Pablo Guisa came first for a cameo, and then became associate producer. Lex Ortega is my obvious choice for sound when I work in Mexico. I always wanted to work with Jorge Molina and we saw the opportunity to have him fly from Cuba to play the Granosvky character as a wink for genre fans.
As for Paco Barreiro, I thought he was extraordinary since Jorge Michel Grau’s Somos Lo Que Hay. I called him for ABCs of Death but he couldn’t make it; then in Here Come the Devil, he made his character shine.
Music is a key element in SCHERZO DIABOLICO. Do you consider this film as the union of your two passions (music and film)?
I still love music; actually I have my radio show dedicated to cinema and music. The element that really put all the pieces together was the “Scherzo Diabolico” piece; listening to that tune gave me a clear direction.
I liked the fact that this was an independent film but with an epic element: the great classic compositions, some very recognizable, others more obscure. I’m not a big connoisseur of classic music, but I did the research trying to find the best material, even some material that’s not typical.
When you decided to work with a psychopathic character, a well-known theme in genre cinema, what were the challenges to make it unique?
I’m interested in making people understand the villain, whoever it is. It defies certain rules of the genre where the bad guy is the bad guy and that’s it; I try to make you at least understand the villain’s thinking.
Paco Barreiro’s character can cause empathy, and that’s dangerous because it’s not the right thing. But cinema must ask uncomfortable questions.
It’s an interesting time, women in general are gaining a place in genre cinema, but there’s also an absurd dose of political correctness. I hear producers saying that they can’t do anything with a movie because it has a chained girl, which for me is absurd.

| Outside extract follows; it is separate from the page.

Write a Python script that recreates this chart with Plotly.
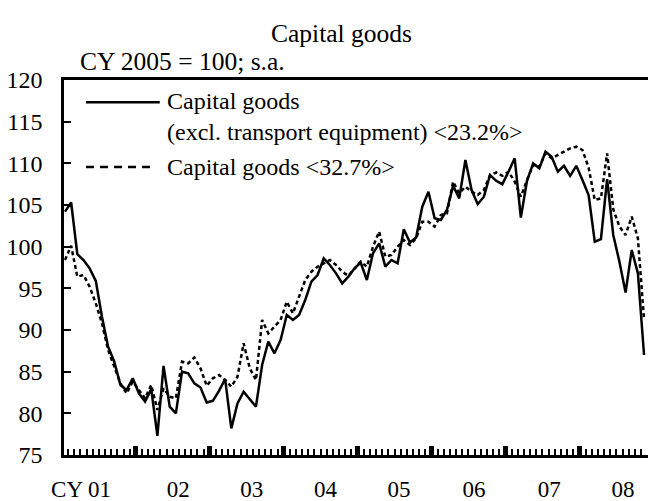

If you say a girl can’t be tied you have to leave out The Texas Chain Saw Massacre, one of the greatest films in horror history.
Daniela Soto was a delight; it’s really difficult to find someone that can have a positive attitude during the whole shooting. She’s very serious towards her work, and this was her first major role. It was quite difficult for her, because the margin in which the actors could move was very precise and small. She had to transmit everything through her face.
Do you think people identify with Barreiro’s villain because he represents the inherent frustration of a regular day job?
I’m convinced that many things arrive late to your professional life, but we have the idea that because we’re young everything must happen now. Many 40-year-olds have a crisis because they want to succeed, there’s urgency to achieve things.